Given instruction - Give again, word for word, the lines below that run from the line with "Clone this chart in matplotlib." through the line with "anatahan_t = [721.6, 762.5]". Drop the pictures.

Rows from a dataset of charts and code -
_ _ _

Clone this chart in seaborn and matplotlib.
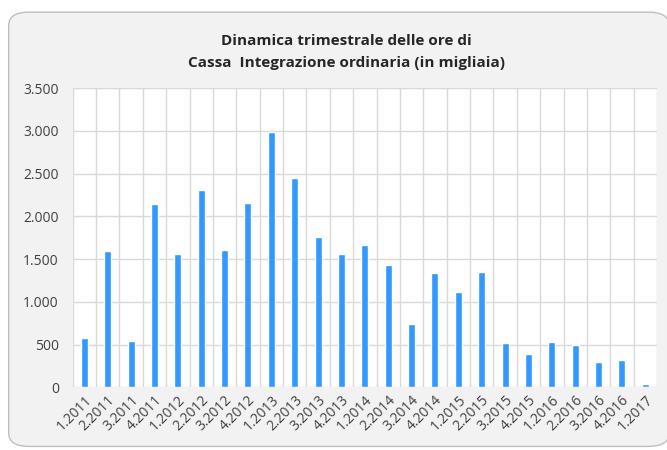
import matplotlib
matplotlib.use("Agg")
import matplotlib.pyplot as plt
import seaborn as sns
import pandas as pd
from matplotlib.ticker import FuncFormatter, FixedLocator
from matplotlib.patches import FancyBboxPatch

quarters = ["1.2011", "2.2011", "3.2011", "4.2011", "1.2012", "2.2012", "3.2012", "4.2012",
            "1.2013", "2.2013", "3.2013", "4.2013", "1.2014", "2.2014", "3.2014", "4.2014",
            "1.2015", "2.2015", "3.2015", "4.2015", "1.2016", "2.2016", "3.2016", "4.2016",
            "1.2017"]
hours = [580, 1600, 540, 2145, 1556, 2310, 1607, 2157,
         2984, 2446, 1762, 1557, 1666, 1432, 745, 1334,
         1116, 1346, 523, 386, 531, 496, 293, 320,
         43]
y_ticks = [0, 500, 1000, 1500, 2000, 2500, 3000, 3500]

df = pd.DataFrame({"quarter": quarters, "hours": hours})

sns.set_theme(style="white")
plt.rcParams["font.family"] = ["Open Sans", "DejaVu Sans"]

fig = plt.figure(figsize=(6.67, 4.5), dpi=100)
fig.patch.set_facecolor("white")
bg = FancyBboxPatch((0.013, 0.008), 0.99, 0.965, boxstyle="round,pad=0,rounding_size=0.03",
                    transform=fig.transFigure, facecolor="#f2f2f2", edgecolor="#bfbfbf",
                    linewidth=1.0, zorder=-10)
fig.patches.append(bg)

ax = fig.add_axes([0.109, 0.139, 0.876, 0.665])
ax.set_facecolor("white")
sns.barplot(data=df, x="quarter", y="hours", color="#3399ff", width=0.3,
            saturation=1, ax=ax, zorder=3)

ax.set_ylim(0, 3500)
ax.set_xlim(-0.5, len(quarters) - 0.5)
ax.yaxis.set_major_locator(FixedLocator(y_ticks))
ax.yaxis.set_major_formatter(FuncFormatter(lambda v, p: f"{int(v):,}".replace(",", ".")))
ax.xaxis.set_minor_locator(FixedLocator([i + 0.5 for i in range(-1, len(quarters))]))
ax.grid(axis="y", which="major", color="#d9d9d9", linewidth=1.0, zorder=0)
ax.grid(axis="x", which="minor", color="#d9d9d9", linewidth=1.0, zorder=0)
ax.set_axisbelow(True)
for s in ax.spines.values():
    s.set_visible(False)
ax.set_xlabel("")
ax.set_ylabel("")
ax.tick_params(axis="both", which="both", length=0, labelsize=10, colors="#404040")
ax.tick_params(axis="y", pad=10)
plt.setp(ax.get_xticklabels(), rotation=45, ha="right", rotation_mode="anchor")

fig.text(0.519, 0.909, "Dinamica trimestrale delle ore di", ha="center", va="center",
         fontsize=11, fontweight="bold", color="#262626")
fig.text(0.519, 0.859, "Cassa  Integrazione ordinaria (in migliaia)", ha="center", va="center",
         fontsize=11, fontweight="bold", color="#262626")

fig.savefig("out.png", dpi=100)
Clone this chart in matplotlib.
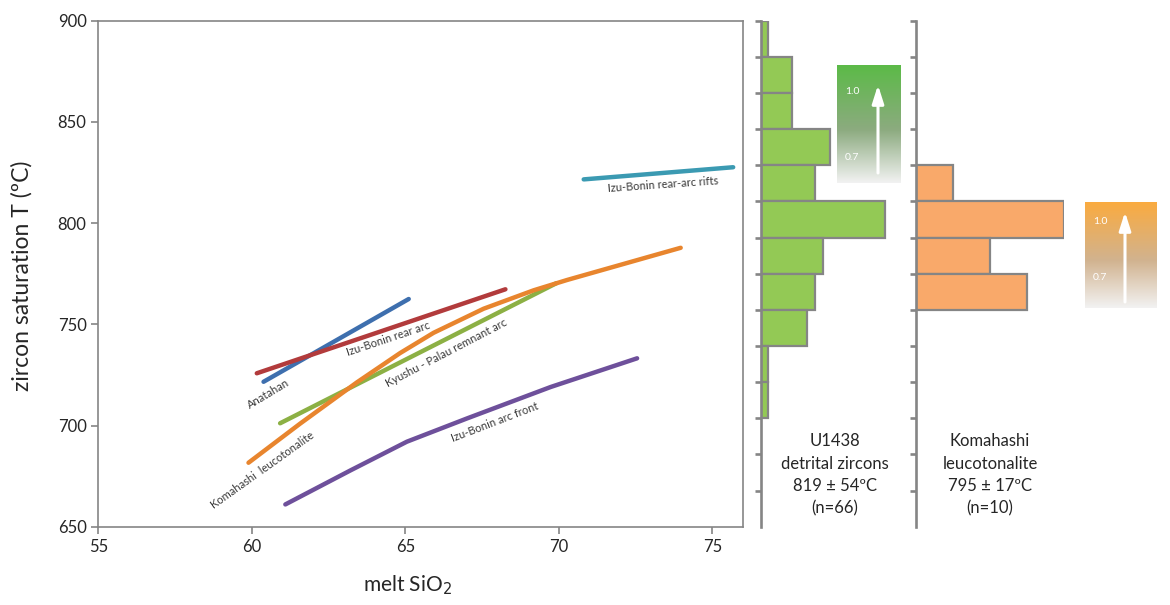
import numpy as np
import matplotlib
matplotlib.use("Agg")
import matplotlib.pyplot as plt

plt.rcParams["font.family"] = ["Lato", "DejaVu Sans"]

# ---------- data ----------

# zircon saturation curves: melt SiO2 (wt%) vs T (C)
anatahan_x = [60.38, 65.11]
anatahan_t = [721.6, 762.5]

rear_arc_x = [60.16, 68.26]
rear_arc_t = [725.8, 767.3]

kyushu_x = [60.92, 69.92]
kyushu_t = [701.1, 770.3]

komahashi_x = [59.89, 61.57, 63.42, 64.83, 65.92, 67.55, 69.18, 70.27, 72.99, 73.97]
komahashi_t = [681.6, 700.9, 721.3, 735.8, 745.8, 757.7, 766.8, 771.9, 783.6, 787.8]

arc_front_x = [61.09, 63.21, 65.05, 67.01, 69.73, 72.55]
arc_front_t = [661.0, 677.8, 692.0, 703.5, 719.0, 733.2]

rifts_x = [70.81, 75.68]
rifts_t = [821.6, 827.6]

# histogram counts, 14 bins from 900 C (top) down to 650 C
u1438_counts = [1, 4, 4, 9, 7, 16, 8, 7, 6, 1, 1, 0, 0, 0]
komahashi_counts = [0, 0, 0, 0, 1, 4, 2, 3, 0, 0, 0, 0, 0, 0]

t_min, t_max = 650, 900
x_ticks = [55, 60, 65, 70, 75]
y_ticks = [650, 700, 750, 800, 850, 900]

# ---------- figure ----------

W, H = 1170, 605
fig = plt.figure(figsize=(W / 100, H / 100), dpi=100)


def px_rect(x0, y0, x1, y1):
    """pixel box (top-left origin) -> figure fraction rect"""
    return [x0 / W, 1 - y1 / H, (x1 - x0) / W, (y1 - y0) / H]


GRAY = "#858585"
TXT = "#262626"
LBL = "#3a3a3a"

ax = fig.add_axes(px_rect(98.4, 20.7, 743, 526.7))

curves = [
    (anatahan_x, anatahan_t, "#3e6fae"),
    (rear_arc_x, rear_arc_t, "#b23b3c"),
    (kyushu_x, kyushu_t, "#8cb044"),
    (komahashi_x, komahashi_t, "#e8852e"),
    (arc_front_x, arc_front_t, "#6e509b"),
    (rifts_x, rifts_t, "#3b9ab2"),
]
for xs, ts, c in curves:
    ax.plot(xs, ts, color=c, lw=3.2, solid_capstyle="round", solid_joinstyle="round")

labels = [
    ("Anatahan", 60.55, 715.4, 31),
    ("Izu-Bonin rear arc", 64.45, 742.7, 18.5),
    ("Kyushu - Palau remnant arc", 66.33, 735.8, 27.5),
    ("Komahashi  leucotonalite", 60.36, 678.0, 35.5),
    ("Izu-Bonin arc front", 67.92, 701.8, 21),
    ("Izu-Bonin rear-arc rifts", 73.38, 818.8, 4),
]
for s, x, t, rot in labels:
    ax.text(x, t, s, rotation=rot, rotation_mode="anchor", ha="center",
            va="center", fontsize=8, color=LBL)

ax.set_xlim(55, 76)
ax.set_ylim(t_min, t_max)
ax.set_xticks(x_ticks)
ax.set_yticks(y_ticks)
for sp in ax.spines.values():
    sp.set_color(GRAY)
    sp.set_linewidth(1.2)
ax.tick_params(colors=GRAY, labelcolor=TXT, labelsize=12, length=5, width=1.2)

fig.text(22 / W, 1 - 276 / H, "zircon saturation T (ºC)", rotation=90,
         ha="center", va="center", fontsize=16.5, color=TXT)
fig.text(408 / W, 1 - 585 / H, "melt SiO$_2$", ha="center", va="center",
         fontsize=15, color=TXT)

# ---------- histograms ----------

n_bins = len(u1438_counts)
bin_h = (t_max - t_min) / n_bins
centers = [t_max - (i + 0.5) * bin_h for i in range(n_bins)]
edges = [t_max - i * bin_h for i in range(n_bins)]

hists = [
    (px_rect(760.7, 20.7, 915.7, 526.7), u1438_counts, "#93c955", 20),
    (px_rect(915.7, 20.7, 1063.7, 526.7), komahashi_counts, "#f9a96a", 4),
]
for rect, counts, fc, xmax in hists:
    hx = fig.add_axes(rect)
    hx.patch.set_alpha(0)
    for c, yc in zip(counts, centers):
        if c > 0:
            hx.barh(yc, c, height=bin_h, left=0, color=fc, edgecolor=GRAY, lw=1.6)
    hx.set_xlim(0, xmax)
    hx.set_ylim(t_min, t_max)
    for k in ["top", "right", "bottom"]:
        hx.spines[k].set_visible(False)
    hx.spines["left"].set_color(GRAY)
    hx.spines["left"].set_linewidth(1.9)
    hx.set_xticks([])
    hx.set_yticks(edges)
    hx.set_yticklabels([])
    hx.tick_params(axis="y", colors=GRAY, length=4, width=1.9)

fig.text(835 / W, 1 - 475 / H, "U1438\ndetrital zircons\n819 ± 54ºC\n(n=66)",
         ha="center", va="center", fontsize=12, color=TXT, linespacing=1.5)
fig.text(990 / W, 1 - 475 / H, "Komahashi\nleucotonalite\n795 ± 17ºC\n(n=10)",
         ha="center", va="center", fontsize=12, color=TXT, linespacing=1.5)

# ---------- gradient keys ----------


def gradient_key(box, top_rgb, mid_rgb, arrow_x, arrow_y0, arrow_y1, y10, y07):
    x0, y0, x1, y1 = box
    gx = fig.add_axes(px_rect(x0, y0, x1, y1))
    gx.set_axis_off()
    stops = np.array([top_rgb, mid_rgb, (0.95, 0.95, 0.95)])
    f = np.linspace(0, 1, 200)
    grad = np.stack([np.interp(f, [0, 0.55, 1], stops[:, i]) for i in range(3)], axis=1)
    gx.imshow(grad[:, None, :], aspect="auto", extent=[x0, x1, y1, y0])
    gx.set_xlim(x0, x1)
    gx.set_ylim(y1, y0)
    gx.annotate("", xy=(arrow_x, arrow_y1), xytext=(arrow_x, arrow_y0),
                arrowprops=dict(arrowstyle="-|>,head_length=1.1,head_width=0.35",
                                color="white", lw=2.2, shrinkA=0, shrinkB=0))
    gx.text(x0 + 8, y10, "1.0", color="white", fontsize=7.5, va="center")
    gx.text(x0 + 8, y07, "0.7", color="white", fontsize=7.5, va="center")


gradient_key((837, 65, 901, 183), (0.36, 0.73, 0.28), (0.55, 0.67, 0.50),
             878, 173, 85, 92, 157)
gradient_key((1085, 202, 1157, 308), (0.98, 0.67, 0.25), (0.82, 0.70, 0.56),
             1125, 302, 212, 221, 277)

fig.savefig("out.png", dpi=100)
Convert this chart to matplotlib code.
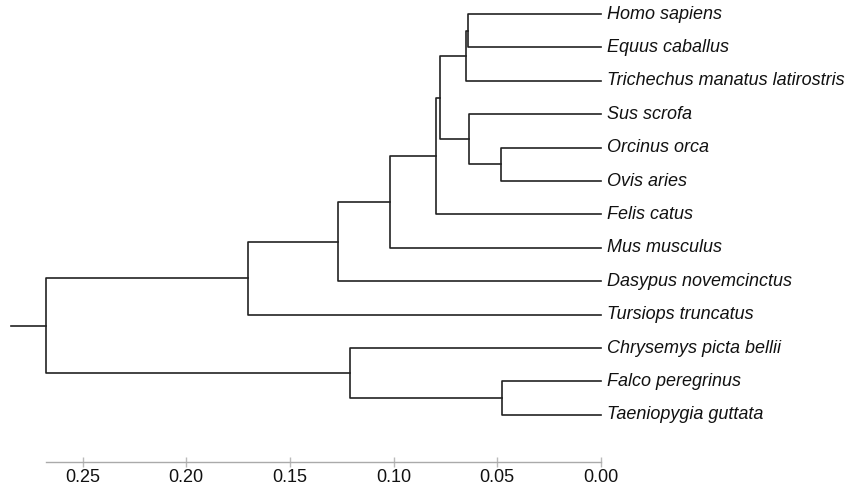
import matplotlib
matplotlib.use('Agg')
import matplotlib.pyplot as plt

# leaves, top to bottom
leaves = ["Homo sapiens", "Equus caballus", "Trichechus manatus latirostris",
          "Sus scrofa", "Orcinus orca", "Ovis aries", "Felis catus",
          "Mus musculus", "Dasypus novemcinctus", "Tursiops truncatus",
          "Chrysemys picta bellii", "Falco peregrinus", "Taeniopygia guttata"]

# merges, linkage style: ids < 13 are leaves, 13+ are earlier merges
merge_left = [0, 13, 4, 3, 14, 17, 18, 19, 20, 11, 10, 21]
merge_right = [1, 2, 5, 15, 16, 6, 7, 8, 9, 12, 22, 23]
merge_height = [0.0640, 0.0652, 0.0482, 0.0636, 0.0778, 0.0797,
                0.1016, 0.1267, 0.1702, 0.0477, 0.1210, 0.2674]
root_stub = 0.2845

xticks = [0.25, 0.20, 0.15, 0.10, 0.05, 0.00]

plt.rcParams['font.family'] = ['Liberation Sans', 'DejaVu Sans']

fig = plt.figure(figsize=(8.51, 4.90), dpi=100)
ax = fig.add_axes([0, 28 / 490, 1, 462 / 490])

n = len(leaves)
pos = {i: (0.0, float(i)) for i in range(n)}  # id -> (height, y)
line_kw = dict(color='#222222', lw=1.2, solid_capstyle='projecting')

for k, (a, b, h) in enumerate(zip(merge_left, merge_right, merge_height)):
    ha_, ya = pos[a]
    hb_, yb = pos[b]
    ax.plot([ha_, h, h, hb_], [ya, ya, yb, yb], **line_kw)
    pos[n + k] = (h, (ya + yb) / 2)

root_h, root_y = pos[n + len(merge_height) - 1]
ax.plot([root_stub, root_h], [root_y, root_y], **line_kw)

for i, name in enumerate(leaves):
    ax.annotate(name, (0, i), xytext=(4.5, 0), textcoords='offset points',
                va='center', ha='left', style='italic', fontsize=13,
                color='#111111')

# pixel mapping: x = 601 - 2074 * v
ax.set_xlim(601 / 2074, (601 - 851) / 2074)
ax.set_ylim((462 - 14) / 33.4, -14 / 33.4)

for side in ['top', 'right', 'left']:
    ax.spines[side].set_visible(False)
ax.spines['bottom'].set_color('#aaaaaa')
ax.spines['bottom'].set_linewidth(1.0)
ax.spines['bottom'].set_bounds(0, root_h)

ax.set_yticks([])
ax.set_xticks(xticks)
ax.set_xticklabels([f'{t:.2f}' for t in xticks])
ax.tick_params(axis='x', direction='inout', length=7.5, width=1.0,
               color='#bbbbbb', labelsize=13, labelcolor='#111111', pad=1)

fig.savefig('out.png', dpi=100)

_ _ _

Exercise response -
Clone this chart in matplotlib.
import numpy as np
import matplotlib
matplotlib.use("Agg")
import matplotlib.pyplot as plt

plt.rcParams["font.family"] = ["Lato", "DejaVu Sans"]

# ---------- data ----------

# zircon saturation curves: melt SiO2 (wt%) vs T (C)
anatahan_x = [60.38, 65.11]
anatahan_t = [721.6, 762.5]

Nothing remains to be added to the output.